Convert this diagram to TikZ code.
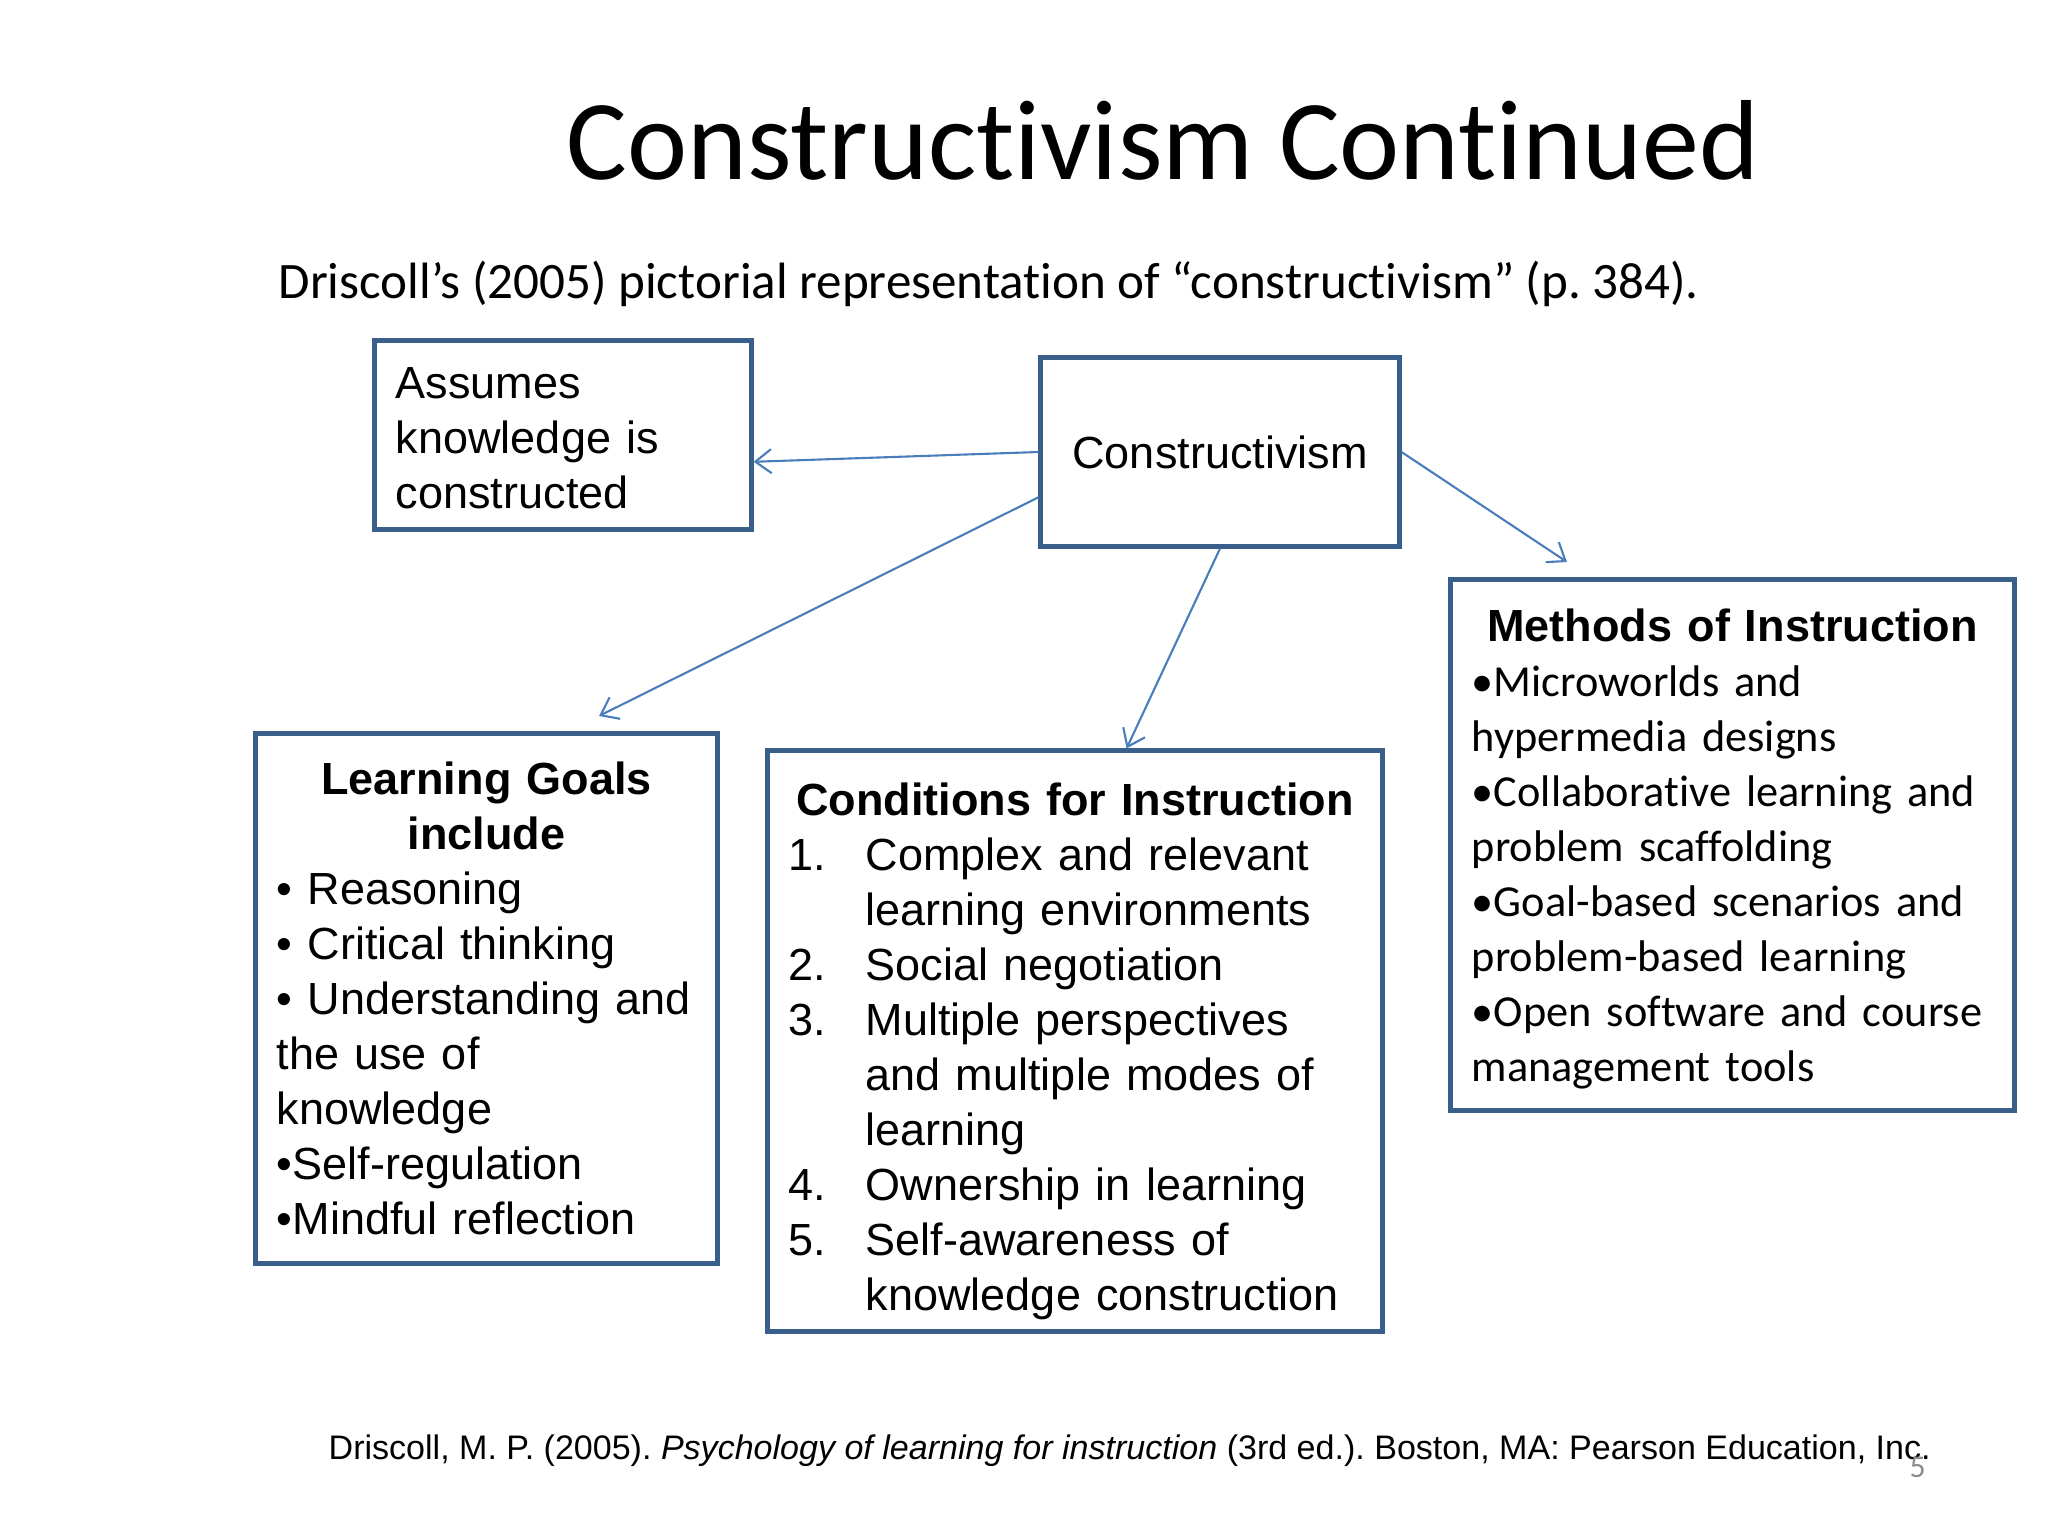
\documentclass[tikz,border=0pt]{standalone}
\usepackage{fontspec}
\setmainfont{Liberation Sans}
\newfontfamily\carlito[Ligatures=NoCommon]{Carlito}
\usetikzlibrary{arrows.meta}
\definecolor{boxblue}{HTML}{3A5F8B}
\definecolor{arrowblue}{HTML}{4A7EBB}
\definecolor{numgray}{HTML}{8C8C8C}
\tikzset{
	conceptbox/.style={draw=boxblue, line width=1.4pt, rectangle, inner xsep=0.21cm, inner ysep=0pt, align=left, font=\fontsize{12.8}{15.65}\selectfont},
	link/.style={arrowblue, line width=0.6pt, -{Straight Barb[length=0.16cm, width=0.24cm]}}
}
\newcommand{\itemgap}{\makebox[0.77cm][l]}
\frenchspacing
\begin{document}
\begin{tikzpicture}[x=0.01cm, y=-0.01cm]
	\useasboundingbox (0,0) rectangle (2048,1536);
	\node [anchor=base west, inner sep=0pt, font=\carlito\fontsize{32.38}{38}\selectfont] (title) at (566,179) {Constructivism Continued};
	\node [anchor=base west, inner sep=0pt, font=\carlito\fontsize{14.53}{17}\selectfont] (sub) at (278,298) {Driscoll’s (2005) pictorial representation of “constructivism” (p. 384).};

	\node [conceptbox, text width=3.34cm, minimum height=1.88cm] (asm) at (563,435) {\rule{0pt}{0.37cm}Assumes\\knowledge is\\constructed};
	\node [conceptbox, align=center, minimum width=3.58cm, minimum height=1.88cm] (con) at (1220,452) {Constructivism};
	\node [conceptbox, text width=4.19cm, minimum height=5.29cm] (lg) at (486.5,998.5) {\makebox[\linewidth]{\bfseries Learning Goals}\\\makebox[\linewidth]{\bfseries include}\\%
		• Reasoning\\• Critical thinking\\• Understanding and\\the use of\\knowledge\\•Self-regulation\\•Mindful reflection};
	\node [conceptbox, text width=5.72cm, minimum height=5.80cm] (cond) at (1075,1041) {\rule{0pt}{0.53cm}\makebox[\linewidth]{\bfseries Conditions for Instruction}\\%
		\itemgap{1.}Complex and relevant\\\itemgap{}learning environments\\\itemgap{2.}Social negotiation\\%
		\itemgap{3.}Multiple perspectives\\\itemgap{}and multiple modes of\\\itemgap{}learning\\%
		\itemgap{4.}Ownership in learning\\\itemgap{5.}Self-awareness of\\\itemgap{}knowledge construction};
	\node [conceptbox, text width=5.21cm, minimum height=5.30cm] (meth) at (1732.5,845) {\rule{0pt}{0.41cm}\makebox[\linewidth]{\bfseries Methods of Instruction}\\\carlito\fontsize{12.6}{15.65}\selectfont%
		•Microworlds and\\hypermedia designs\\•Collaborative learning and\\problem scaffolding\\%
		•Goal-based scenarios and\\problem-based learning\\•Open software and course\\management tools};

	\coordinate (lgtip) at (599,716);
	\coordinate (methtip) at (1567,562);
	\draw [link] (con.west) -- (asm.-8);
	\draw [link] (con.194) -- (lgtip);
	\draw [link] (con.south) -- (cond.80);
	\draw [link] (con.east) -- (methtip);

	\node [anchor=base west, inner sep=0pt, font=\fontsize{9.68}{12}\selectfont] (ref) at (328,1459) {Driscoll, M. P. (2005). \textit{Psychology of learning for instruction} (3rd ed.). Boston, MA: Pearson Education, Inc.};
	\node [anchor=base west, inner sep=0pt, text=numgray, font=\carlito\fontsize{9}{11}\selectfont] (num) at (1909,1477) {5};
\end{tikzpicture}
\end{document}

..........

From the first line of the listing above, repeat every line through the one holding "(sub) at (278,298)". Both ends count, and pictures stay out.

* [SOLVED EXERCISE]:
Convert this diagram to TikZ code.
\documentclass[tikz,border=0pt]{standalone}
\usepackage{fontspec}
\setmainfont{Liberation Sans}
\newfontfamily\carlito[Ligatures=NoCommon]{Carlito}
\usetikzlibrary{arrows.meta}
\definecolor{boxblue}{HTML}{3A5F8B}
\definecolor{arrowblue}{HTML}{4A7EBB}
\definecolor{numgray}{HTML}{8C8C8C}
\tikzset{
	conceptbox/.style={draw=boxblue, line width=1.4pt, rectangle, inner xsep=0.21cm, inner ysep=0pt, align=left, font=\fontsize{12.8}{15.65}\selectfont},
	link/.style={arrowblue, line width=0.6pt, -{Straight Barb[length=0.16cm, width=0.24cm]}}
}
\newcommand{\itemgap}{\makebox[0.77cm][l]}
\frenchspacing
\begin{document}
\begin{tikzpicture}[x=0.01cm, y=-0.01cm]
	\useasboundingbox (0,0) rectangle (2048,1536);
	\node [anchor=base west, inner sep=0pt, font=\carlito\fontsize{32.38}{38}\selectfont] (title) at (566,179) {Constructivism Continued};
	\node [anchor=base west, inner sep=0pt, font=\carlito\fontsize{14.53}{17}\selectfont] (sub) at (278,298) {Driscoll’s (2005) pictorial representation of “constructivism” (p. 384).};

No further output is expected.